The idea that relative pitch perception depends solely on detecting a pattern of invariant pitch intervals is not supported by our results. Although the invariant property of the patterns in each trial is the sequence of pitch intervals defining the standard, listeners often could not use this information in the current experiment. Our results are compatible with the notion that in constructing object representations, the tolerance of the representation is a function of the variance in the pattern, i.e. increasing variance in object components, leads to more permissive representations. This makes sense when the general problem of perceptual categorisation is considered; e.g. the variability of the spoken word.

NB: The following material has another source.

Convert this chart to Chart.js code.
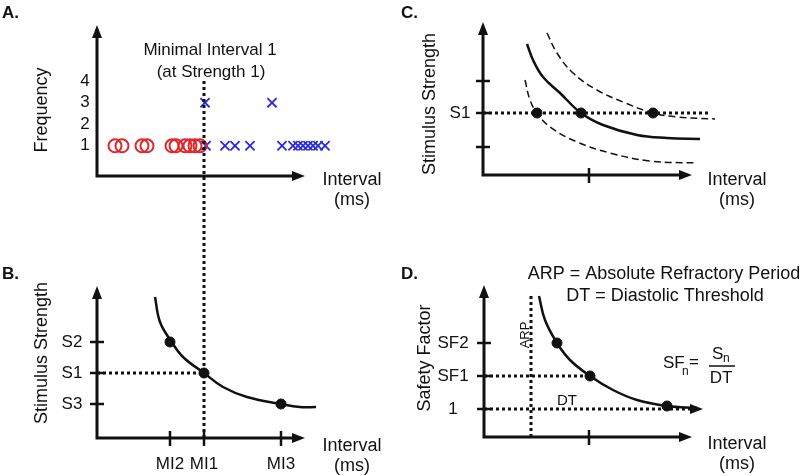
<!DOCTYPE html>
<html>
<head>
<meta charset="utf-8">
<script src="https://cdn.jsdelivr.net/npm/chart.js@4.4.1/dist/chart.umd.min.js"></script>
<style>
  html, body { margin: 0; padding: 0; background: #fff; }
  #wrap { position: relative; width: 800px; height: 476px; }
  #wrap canvas { position: absolute; left: 0; top: 0; }
</style>
</head>
<body>
<div id="wrap">
  <canvas id="panelA" width="800" height="476"></canvas>
  <canvas id="panelB" width="800" height="476"></canvas>
  <canvas id="panelC" width="800" height="476"></canvas>
  <canvas id="panelD" width="800" height="476"></canvas>
</div>
<script>
// ---- Panel A: frequency of captured / not captured intervals
const aCircleX = [1.8, 2.5, 4.5, 5.0, 7.5, 7.9, 8.8, 9.3, 9.8, 10.3];
const aCircleY = [1, 1, 1, 1, 1, 1, 1, 1, 1, 1];
const aCrossX = [10.9, 12.8, 13.8, 15.3, 18.5, 19.6, 20.1, 20.6, 21.1, 21.6, 22.1, 22.8, 10.8, 17.5];
const aCrossY = [1, 1, 1, 1, 1, 1, 1, 1, 1, 1, 1, 1, 3, 3];
const aYTicks = [1, 2, 3, 4];
const aXAxisEnd = 20.8;

// ---- Panel B: strength-interval curve
const bCurveX = [5.8, 6.3, 7.4, 8.6, 10.7, 12.6, 15.0, 18.4, 20.3, 21.9];
const bCurveY = [14.1, 11.6, 9.7, 8.1, 6.5, 5.1, 4.1, 3.4, 3.1, 3.1];
const bStrengthLabels = ['S2', 'S1', 'S3'];
const bStrengthValues = [9.6, 6.5, 3.4];
const bIntervalLabels = ['MI2', 'MI1', 'MI3'];
const bIntervalValues = [7.3, 10.7, 18.4];
const bMinIntervalTop = 35.8; // reaches up into panel A
const bXAxisEnd = 20.8;

// ---- Panel C: shifted curves
const cSolidX = [4.4, 5.0, 6.0, 7.7, 9.8, 12.0, 15.4, 18.4, 21.7];
const cSolidY = [13.1, 11.5, 9.8, 8.2, 6.2, 5.0, 4.0, 3.7, 3.6];
const cUpperX = [6.4, 7.4, 9.0, 11.4, 14.0, 17.0, 19.4, 23.2];
const cUpperY = [14.2, 12.2, 10.2, 8.5, 7.3, 6.2, 5.8, 5.6];
const cLowerX = [4.2, 4.7, 5.4, 6.7, 9.4, 12.7, 16.7, 21.4];
const cLowerY = [9.5, 7.5, 6.2, 4.8, 3.3, 2.2, 1.4, 1.2];
const cDotX = [5.4, 9.8, 17.0];
const cS1 = 6.2;
const cS1End = 22.7;
const cYTicks = [9.4, 6.2, 2.8];
const cYLabels = ['', 'S1', ''];
const cXTicks = [10.6];
const cXAxisEnd = 20.9;

// ---- Panel D: safety factor
const dCurveX = [5.5, 6.1, 7.3, 8.6, 10.6, 12.9, 15.3, 18.3, 21.3];
const dCurveY = [14.1, 11.7, 9.4, 7.7, 6.1, 4.7, 3.7, 3.1, 2.9];
const dDotX = [7.3, 10.6, 18.3];
const dDotY = [9.4, 6.1, 3.1];
const dYTicks = [9.4, 6.1, 2.8];
const dYLabels = ['SF2', 'SF1', '1'];
const dXTicks = [10.5];
const dArp = 4.7;
const dArpTop = 14.4;
const dThreshold = 2.8;
const dThresholdEnd = 21.9;
const dXAxisEnd = 20.8;

const FONT = "'Liberation Sans', Arial, sans-serif";
const INK = '#111';

function pts(xs, ys) {
  return xs.map((x, i) => ({ x: x, y: ys[i] }));
}

function curve(data, extra) {
  return Object.assign({
    data: data, showLine: true, borderColor: INK, borderWidth: 2.5,
    pointRadius: 0, tension: 0.4, clip: false
  }, extra || {});
}

function dotted(data) {
  return { data: data, showLine: true, borderColor: INK, borderWidth: 3,
    borderDash: [3, 3], pointRadius: 0, clip: false };
}

function dots(data) {
  return { data: data, showLine: false, pointRadius: 5, backgroundColor: INK,
    borderColor: INK, clip: false };
}

function text(ctx, s, x, y, size, align, bold) {
  ctx.font = (bold ? 'bold ' : '') + size + 'px ' + FONT;
  ctx.fillStyle = INK;
  ctx.textAlign = align || 'center';
  ctx.textBaseline = 'middle';
  ctx.fillText(s, x, y);
}

function vtext(ctx, s, x, y, size) {
  ctx.save();
  ctx.translate(x, y);
  ctx.rotate(-Math.PI / 2);
  text(ctx, s, 0, 0, size);
  ctx.restore();
}

function head(ctx, x, y, dir) {
  // filled arrow head, tip at (x, y)
  ctx.beginPath();
  if (dir === 'up') {
    ctx.moveTo(x, y); ctx.lineTo(x - 5, y + 13); ctx.lineTo(x + 5, y + 13);
  } else {
    ctx.moveTo(x, y); ctx.lineTo(x - 13, y - 5); ctx.lineTo(x - 13, y + 5);
  }
  ctx.closePath();
  ctx.fill();
}

// axes with arrow heads, tick marks and labels
const decoPlugin = {
  id: 'deco',
  afterDraw(chart, args, o) {
    const ctx = chart.ctx;
    const a = chart.chartArea;
    const xs = chart.scales.x, ys = chart.scales.y;
    ctx.save();
    ctx.strokeStyle = INK;
    ctx.fillStyle = INK;
    ctx.lineWidth = 3;
    const xEnd = xs.getPixelForValue(o.xEnd);
    ctx.beginPath();
    ctx.moveTo(a.left, a.bottom + 1.5);
    ctx.lineTo(a.left, a.top + 8);
    ctx.moveTo(a.left - 1.5, a.bottom);
    ctx.lineTo(xEnd - 8, a.bottom);
    ctx.stroke();
    head(ctx, a.left, a.top, 'up');
    head(ctx, xEnd, a.bottom, 'right');

    ctx.lineWidth = 2.5;
    (o.yTicks || []).forEach(v => {
      const py = ys.getPixelForValue(v);
      ctx.beginPath(); ctx.moveTo(a.left - 7, py); ctx.lineTo(a.left + 7, py); ctx.stroke();
    });
    (o.xTicks || []).forEach(v => {
      const px = xs.getPixelForValue(v);
      ctx.beginPath(); ctx.moveTo(px, a.bottom - 7); ctx.lineTo(px, a.bottom + 8); ctx.stroke();
    });
    (o.yLabels || []).forEach((s, i) => {
      text(ctx, s, o.yLabelX, ys.getPixelForValue(o.yLabelValues[i]), 17, o.yLabelAlign);
    });
    (o.xLabels || []).forEach((s, i) => {
      text(ctx, s, xs.getPixelForValue(o.xLabelValues[i]), o.xLabelY, 17);
    });
    vtext(ctx, o.yTitle, o.yTitlePos[0], o.yTitlePos[1], 18);
    text(ctx, 'Interval', o.xTitlePos[0], o.xTitlePos[1], 18);
    text(ctx, '(ms)', o.xTitlePos[0], o.xTitlePos[1] + 20, 18);
    text(ctx, o.letter, o.letterPos[0], o.letterPos[1], 17, 'left', true);
    if (o.extra) o.extra(chart, ctx);
    ctx.restore();
  }
};

function makeChart(id, datasets, padding, xMax, yMin, yMax, deco) {
  return new Chart(document.getElementById(id), {
    type: 'scatter',
    data: { datasets: datasets },
    options: {
      responsive: false,
      animation: false,
      events: [],
      layout: { padding: padding },
      scales: {
        x: { type: 'linear', min: 0, max: xMax, display: false },
        y: { type: 'linear', min: yMin, max: yMax, display: false }
      },
      plugins: { legend: { display: false }, tooltip: { enabled: false }, deco: deco }
    },
    plugins: [decoPlugin]
  });
}

// Panel A
makeChart('panelA', [
  { data: pts(aCircleX, aCircleY), pointStyle: 'circle', pointRadius: 6.5,
    borderColor: '#e3262b', borderWidth: 2, backgroundColor: 'rgba(0,0,0,0)', clip: false },
  { data: pts(aCrossX, aCrossY), pointStyle: 'crossRot', pointRadius: 6.5,
    borderColor: '#2a2ad8', borderWidth: 1.8, clip: false }
], { left: 97, right: 463, top: 25, bottom: 300 }, 24, -0.4, 6.6, {
  xEnd: aXAxisEnd,
  yLabels: aYTicks.map(String), yLabelValues: aYTicks, yLabelX: 85, yLabelAlign: 'center',
  yTitle: 'Frequency', yTitlePos: [42, 110],
  xTitlePos: [352, 180],
  letter: 'A.', letterPos: [2, 13],
  extra(chart, ctx) {
    text(ctx, 'Minimal Interval 1', 210, 50, 17);
    text(ctx, '(at Strength 1)', 211, 72, 17);
  }
});

// Panel B
makeChart('panelB', [
  curve(pts(bCurveX, bCurveY)),
  dotted([{ x: 0, y: bStrengthValues[1] }, { x: bIntervalValues[1], y: bStrengthValues[1] }]),
  dotted([{ x: bIntervalValues[1], y: 0 }, { x: bIntervalValues[1], y: bMinIntervalTop }]),
  dots(pts(bIntervalValues, bStrengthValues))
], { left: 97, right: 463, top: 286, bottom: 38 }, 24, 0, 15.2, {
  xEnd: bXAxisEnd,
  yTicks: bStrengthValues, xTicks: bIntervalValues,
  yLabels: bStrengthLabels, yLabelValues: bStrengthValues, yLabelX: 72, yLabelAlign: 'center',
  xLabels: bIntervalLabels, xLabelValues: bIntervalValues, xLabelY: 464,
  yTitle: 'Stimulus Strength', yTitlePos: [42, 353],
  xTitlePos: [352, 446],
  letter: 'B.', letterPos: [2, 274]
});

// Panel C
makeChart('panelC', [
  curve(pts(cSolidX, cSolidY)),
  curve(pts(cUpperX, cUpperY), { borderWidth: 1.5, borderDash: [7, 4] }),
  curve(pts(cLowerX, cLowerY), { borderWidth: 1.5, borderDash: [7, 4] }),
  dotted([{ x: 0, y: cS1 }, { x: cS1End, y: cS1 }]),
  dots(cDotX.map(x => ({ x: x, y: cS1 })))
], { left: 483, right: 77, top: 22, bottom: 301 }, 24, 0, 15.3, {
  xEnd: cXAxisEnd,
  yTicks: cYTicks, xTicks: cXTicks,
  yLabels: cYLabels, yLabelValues: cYTicks, yLabelX: 460, yLabelAlign: 'center',
  yTitle: 'Stimulus Strength', yTitlePos: [430, 104],
  xTitlePos: [737, 180],
  letter: 'C.', letterPos: [401, 13]
});

// Panel D
makeChart('panelD', [
  curve(pts(dCurveX, dCurveY)),
  dotted([{ x: 0, y: dYTicks[1] }, { x: dDotX[1], y: dYTicks[1] }]),
  dotted([{ x: 0, y: dThreshold }, { x: dThresholdEnd - 1.2, y: dThreshold }]),
  dotted([{ x: dArp, y: 0 }, { x: dArp, y: dArpTop }]),
  dots(pts(dDotX, dDotY))
], { left: 484, right: 76, top: 285, bottom: 39 }, 24, 0, 15.2, {
  xEnd: dXAxisEnd,
  yTicks: dYTicks, xTicks: dXTicks,
  yLabels: dYLabels, yLabelValues: dYTicks, yLabelX: 453, yLabelAlign: 'center',
  yTitle: 'Safety Factor', yTitlePos: [425, 358],
  xTitlePos: [737, 444],
  letter: 'D.', letterPos: [401, 274],
  extra(chart, ctx) {
    const xs = chart.scales.x, ys = chart.scales.y;
    head(ctx, xs.getPixelForValue(dThresholdEnd), ys.getPixelForValue(dThreshold), 'right');
    text(ctx, 'ARP = Absolute Refractory Period', 664, 274, 18);
    text(ctx, 'DT = Diastolic Threshold', 665, 296, 18);
    vtext(ctx, 'ARP', xs.getPixelForValue(dArp) - 6, 335, 13);
    text(ctx, 'DT', 567, 401, 15);
    // SFn = Sn / DT
    text(ctx, 'SF', 663, 363, 17, 'left');
    text(ctx, 'n', 682, 372, 12, 'left');
    text(ctx, '=', 689, 362, 17, 'left');
    ctx.lineWidth = 1.5;
    ctx.beginPath(); ctx.moveTo(709, 366); ctx.lineTo(735, 366); ctx.stroke();
    text(ctx, 'S', 712, 354, 17, 'left');
    text(ctx, 'n', 723, 359, 12, 'left');
    text(ctx, 'DT', 721, 378, 17);
  }
});
</script>
</body>
</html>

Relative pitch perception has been likened to translation invariant object recognition in vision (Kubovy and Van Valkenburg 2001). Interestingly the literature on visual perceptual learning has shown that learning can be surprisingly specific to the precise retinal location of the task stimulus (Fahle 2005). The most influential model of translation invariant object recognition is the so-called trace model (Stringer et al. 2006), which assumes that this ability actually depends on learning the activity caused by the same stimulus being shown at many different locations; invariant recognition then emerges at a higher level by learning that these different activations are caused by the same object. Perhaps this is what happens when we learn a tune. The categorisation of the tune depends on hearing it at many different pitch levels within a context that provides clear links between the various repetitions (e.g. within the same piece of music, or same social context).